G is for “The Great One,” Jackie Gleason

I recently noticed that actor/comedian Jackie Gleason would have turned 100 on February 26, 2016, and will have been dead 30 years come June 24, 2017.

When I was growing up in the 1960s, I used to watch his Saturday night variety show on CBS fairly regularly. Gleason played a variety of characters, including the snobbish millionaire Reginald Van Gleason III, the put-upon character known as the Poor Soul, and Joe the Bartender, who always greeted the bug-eyed “Crazy” Guggenheim (Frank Fontaine) before the latter would break into mellifluous song.

The show featured Sammy Spear and his orchestra, and the June Taylor Dancers, who were often shown in aerial pattern kaleidoscope formations, probably my favorite part of the show.

Before that show aired, there was The Honeymooners. Gleason was Ralph Kramden, on a series also starring Audrey Meadows (pictured with Gleason) as his wife, and Art Carney and Joyce Randolph as the apartment building neighbors. It is a classic 1950s TV program, though I didn’t much like it when I saw it in reruns as a child. The bus driver really bugged me with his rants such as “to the moon, Alice,” as though he were going to punch out his spouse. The Honeymooners was reprised in the 1960s with Carney, but with different actresses.

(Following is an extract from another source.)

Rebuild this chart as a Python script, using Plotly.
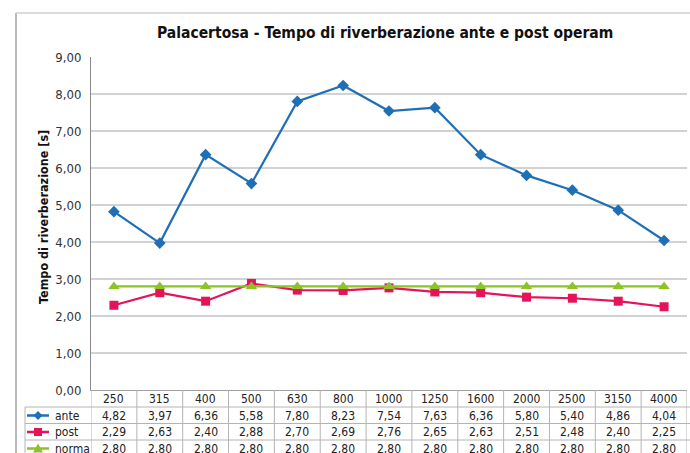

My mother had several albums of music with Gleason’s name attached. He lent his imprimatur to “a series of best-selling ‘mood music’ albums with jazz overtones for Capitol Records… Gleason’s first album, Music for Lovers Only, still holds the record for the album longest in the Billboard Top Ten Charts (153 weeks), and his first 10 albums sold over a million copies each.

“Gleason could not read or write music; he was said to have conceived melodies in his head and described them vocally to assistants who transcribed them into musical notes. These included the well-remembered themes of both The Jackie Gleason Show (‘Melancholy Serenade‘) and The Honeymooners (‘You’re My Greatest Love‘).”

Jackie Gleason had a decent movie career. I watched him, much after the fact, in The Hustler (1961) as pool shark Minnesota Fats. I saw him in the first two Smokey and the Bandit films, but not the third one. I recall enjoying his last film, Nothing in Common (1986), with an upcoming actor named Tom Hanks.

But perhaps the strangest thing in his career took place January 20, 1961: “‘You’re in the Picture‘ was a… replacement game show. Contestants would stick their heads through a cut-out board and guess what character they were. The first installment was so much of a failure that on the second week of the time slot Jackie Gleason came out, sat in a chair, and talked about how horrible the first show had been. He was hilarious.”